What to Do If No Standard Carrier Will Write You

If standard carriers decline you when your SR-22 ends, you likely have one of three disqualifying factors: (1) a coverage lapse during your SR-22 period, (2) a second violation or at-fault accident within 36 months of the first, or (3) unpaid claims or policy cancellations for non-payment. South Carolina standard carriers underwrite post-SR22 applicants more strictly than clean-record drivers and will decline for recent payment issues even if your driving record is otherwise acceptable. Your fallback is South Carolina's assigned risk plan, the South Carolina Reinsurance Facility.

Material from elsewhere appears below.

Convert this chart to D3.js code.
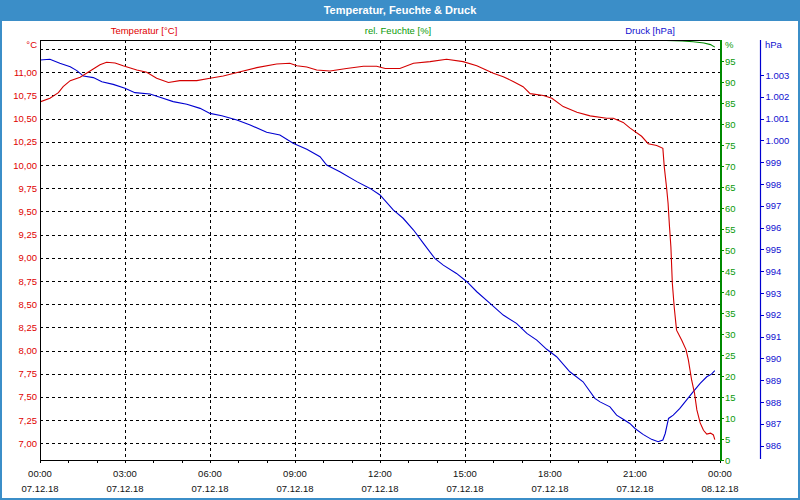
<!DOCTYPE html>
<html><head><meta charset="utf-8">
<script src="https://cdn.jsdelivr.net/npm/d3@7"></script>
<style>
body{margin:0;background:#fff}
svg{display:block}
text{font-family:"Liberation Sans",Arial,sans-serif;font-size:9.5px}
</style>
</head><body><svg id="c" width="800" height="500"></svg>
<script>
// ---- data (minutes since 07.12.18 00:00) ----
const tempMinutes = [0,21,39,49,64,85,106,127,141,159,176,205,226,247,272,296,332,360,388,424,459,501,529,544,565,586,614,649,685,713,731,762,791,826,861,896,925,960,981,1002,1023,1038,1066,1084,1108,1137,1165,1200,1214,1235,1249,1274,1288,1306,1319,1322,1327,1330,1333,1336,1339,1343,1348,1359,1368,1373,1380,1386,1391,1398,1405,1412,1420,1426,1429];
const tempValues  = [10.68,10.72,10.78,10.845,10.91,10.946,11.014,11.08,11.108,11.10,11.07,11.025,11.00,10.935,10.89,10.91,10.91,10.935,10.96,11.006,11.05,11.09,11.097,11.07,11.057,11.025,11.014,11.04,11.065,11.065,11.04,11.04,11.097,11.115,11.14,11.115,11.07,10.99,10.953,10.90,10.845,10.77,10.75,10.72,10.63,10.57,10.53,10.504,10.504,10.46,10.40,10.31,10.23,10.21,10.18,9.98,9.75,9.59,9.34,9.12,8.73,8.47,8.22,8.11,8.01,7.90,7.68,7.54,7.36,7.22,7.14,7.10,7.11,7.09,7.04];

const pressMinutes = [0,21,42,64,78,92,113,131,155,180,201,233,254,282,311,339,360,385,417,445,480,508,536,565,593,607,635,671,699,720,748,769,791,812,836,854,882,904,925,953,981,1009,1031,1052,1073,1094,1122,1150,1175,1186,1207,1221,1235,1249,1260,1277,1295,1309,1319,1324,1331,1341,1355,1369,1383,1398,1412,1422,1429];
const pressValues  = [1003.69,1003.72,1003.54,1003.38,1003.20,1002.95,1002.88,1002.69,1002.57,1002.39,1002.19,1002.13,1001.98,1001.78,1001.66,1001.47,1001.24,1001.13,1000.94,1000.71,1000.37,1000.25,999.87,999.59,999.25,998.87,998.56,998.11,997.80,997.50,996.81,996.43,995.89,995.28,994.59,994.28,993.90,993.52,993.06,992.53,991.99,991.61,991.15,990.84,990.42,990.08,989.39,988.93,988.17,988.01,987.78,987.40,987.21,987.02,986.79,986.52,986.29,986.18,986.26,986.56,987.25,987.40,987.71,988.09,988.47,988.86,989.16,989.28,989.44];

const humMinutes = [0,1300,1326,1360,1383,1406,1420,1429];
const humValues  = [100,100,99.9,99.8,99.6,99.3,98.9,98.3];

const hourTicks  = [0,3,6,9,12,15,18,21,24];
const timeLabels = ["00:00","03:00","06:00","09:00","12:00","15:00","18:00","21:00","00:00"];
const dateLabels = ["07.12.18","07.12.18","07.12.18","07.12.18","07.12.18","07.12.18","07.12.18","07.12.18","08.12.18"];
const tempTicks  = [7,7.25,7.5,7.75,8,8.25,8.5,8.75,9,9.25,9.5,9.75,10,10.25,10.5,10.75,11];
const tempGrid   = [7,7.25,7.5,7.75,8,8.25,8.5,8.75,9,9.25,9.5,9.75,10,10.25,10.5,10.75,11,11.25];
const humTicks   = [0,5,10,15,20,25,30,35,40,45,50,55,60,65,70,75,80,85,90,95];
const pressTicks = [986,987,988,989,990,991,992,993,994,995,996,997,998,999,1000,1001,1002,1003];

const titleText = "Temperatur, Feuchte & Druck";
const seriesNames = ["Temperatur [°C]","rel. Feuchte [%]","Druck [hPa]"];

// ---- layout ----
const L=40, R=720, T=40, B=460;
const cRed="#d40000", cGreen="#008a00", cBlue="#0000d0";
const cRedTxt="#e00000", cGreenTxt="#0a9a0a", cBlueTxt="#1010d0";
const frame="#3b8ec8";

const svg=d3.select("#c");
const x=d3.scaleLinear().domain([0,1440]).range([L,R]);
const yT=d3.scaleLinear().domain([6.82,11.348]).range([B,T]);
const yH=d3.scaleLinear().domain([0,100]).range([B,T]);
const yP=d3.scaleLinear().domain([985.344,1004.605]).range([B,T]);

// frame + title bar
svg.append("rect").attr("x",1).attr("y",1).attr("width",798).attr("height",498)
  .attr("fill","#fff").attr("stroke",frame).attr("stroke-width",2);
svg.append("rect").attr("x",0).attr("y",0).attr("width",800).attr("height",21).attr("fill",frame);
svg.append("text").attr("x",400).attr("y",14).attr("text-anchor","middle")
  .attr("fill","#fff").style("font-weight","bold").style("font-size","11px").text(titleText);

// series legend labels
const legX=[144,398,650], legC=[cRedTxt,cGreenTxt,cBlueTxt];
seriesNames.forEach((s,i)=>svg.append("text").attr("x",legX[i]).attr("y",34)
  .attr("text-anchor","middle").attr("fill",legC[i]).text(s));

// grid
const grid=svg.append("g").attr("stroke","#000").attr("stroke-dasharray","3,3").attr("shape-rendering","crispEdges");
grid.selectAll("line.h").data(tempGrid).join("line").attr("class","h")
  .attr("x1",L).attr("x2",R).attr("y1",d=>Math.round(yT(d))+0.5).attr("y2",d=>Math.round(yT(d))+0.5);
grid.selectAll("line.v").data(hourTicks.slice(1,-1)).join("line").attr("class","v")
  .attr("y1",T).attr("y2",B).attr("x1",d=>Math.round(x(d*60))+0.5).attr("x2",d=>Math.round(x(d*60))+0.5);

// clip
svg.append("clipPath").attr("id","pc").append("rect").attr("x",L).attr("y",T).attr("width",R-L).attr("height",B-T);
const plot=svg.append("g").attr("clip-path","url(#pc)");

const mk=(mins,vals,ys)=>d3.line().x((d,i)=>x(mins[i])).y(d=>ys(d))(vals);
plot.append("path").attr("d",mk(humMinutes,humValues,yH)).attr("fill","none").attr("stroke",cGreen).attr("stroke-width",1.1);
plot.append("path").attr("d",mk(pressMinutes,pressValues,yP)).attr("fill","none").attr("stroke",cBlue).attr("stroke-width",1.1);
plot.append("path").attr("d",mk(tempMinutes,tempValues,yT)).attr("fill","none").attr("stroke",cRed).attr("stroke-width",1.1);

// plot border lines
const bd=svg.append("g").attr("stroke","#000").attr("shape-rendering","crispEdges");
bd.append("line").attr("x1",L).attr("x2",R).attr("y1",T+0.5).attr("y2",T+0.5).attr("stroke-width",1.5);
bd.append("line").attr("x1",L+0.5).attr("x2",L+0.5).attr("y1",T).attr("y2",B+1).attr("stroke-width",1.5);

// left axis (temperature)
const fmtT=d=>d3.format(".2f")(d).replace(".",",");
const gl=svg.append("g").attr("transform",`translate(${L},0)`)
  .call(d3.axisLeft(yT).tickValues(tempTicks).tickSize(0).tickPadding(3).tickFormat(fmtT));
gl.select(".domain").remove();
gl.selectAll("text").attr("fill",cRedTxt).style("font-size","9.5px").style("font-family","'Liberation Sans',Arial,sans-serif");
svg.append("text").attr("x",37).attr("y",48).attr("text-anchor","end").attr("fill",cRedTxt).text("°C");

// bottom axis
const hours=d3.range(0,25).map(h=>h*60);
const gb=svg.append("g").attr("transform",`translate(0,${B})`)
  .call(d3.axisBottom(x).tickValues(hours).tickSize(3).tickFormat(""));
gb.select(".domain").attr("stroke-width",1.5);
gb.selectAll("line,path").attr("shape-rendering","crispEdges");
hourTicks.forEach((h,i)=>{
  svg.append("text").attr("x",x(h*60)).attr("y",477).attr("text-anchor","middle").attr("fill","#111").text(timeLabels[i]);
  svg.append("text").attr("x",x(h*60)).attr("y",492).attr("text-anchor","middle").attr("fill","#111").text(dateLabels[i]);
});

// green axis (humidity)
const gg=svg.append("g").attr("transform",`translate(${R+1},0)`)
  .call(d3.axisRight(yH).tickValues(humTicks).tickSize(3).tickPadding(1).tickFormat(d=>d));
gg.select(".domain").remove();
gg.selectAll("line").attr("stroke",cGreen).attr("shape-rendering","crispEdges");
gg.selectAll("text").attr("fill",cGreenTxt).style("font-size","9.5px").style("font-family","'Liberation Sans',Arial,sans-serif");
svg.append("line").attr("x1",R+1).attr("x2",R+1).attr("y1",T).attr("y2",B+1).attr("stroke",cGreen).attr("stroke-width",2);
svg.append("text").attr("x",725).attr("y",48).attr("fill",cGreenTxt).text("%");

// blue axis (pressure)
const de=d3.formatLocale({decimal:",",thousands:".",grouping:[3],currency:["","€"]});
const gp=svg.append("g").attr("transform",`translate(760.5,0)`)
  .call(d3.axisRight(yP).tickValues(pressTicks).tickSize(3).tickPadding(2).tickFormat(de.format(",")));
gp.select(".domain").remove();
gp.selectAll("line").attr("stroke",cBlue).attr("shape-rendering","crispEdges");
gp.selectAll("text").attr("fill",cBlueTxt).style("font-size","9.5px").style("font-family","'Liberation Sans',Arial,sans-serif");
svg.append("line").attr("x1",760.5).attr("x2",760.5).attr("y1",T).attr("y2",B-1).attr("stroke",cBlue).attr("stroke-width",1.2);
svg.append("text").attr("x",765).attr("y",48).attr("fill",cBlueTxt).text("hPa");
</script>
</body></html>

This is a state-mandated pooled market where all licensed carriers must accept a proportional share of high-risk drivers who cannot find voluntary coverage. You apply through any licensed agent — they submit your application to the facility, and you are assigned to a carrier. Rates in the assigned risk pool run 60–95% higher than standard market but are capped by state regulation. The facility writes minimum state limits only; you cannot add comprehensive, collision, or higher liability limits through assigned risk. Stay in the assigned risk pool only as long as necessary. Re-apply to the voluntary standard market every 6 months. Once you demonstrate 12 months of continuous assigned risk coverage with no lapses and no new violations, most standard carriers will reconsider your application. Assigned risk is not permanent — it is a bridge back to standard coverage if you maintain the policy and avoid new incidents.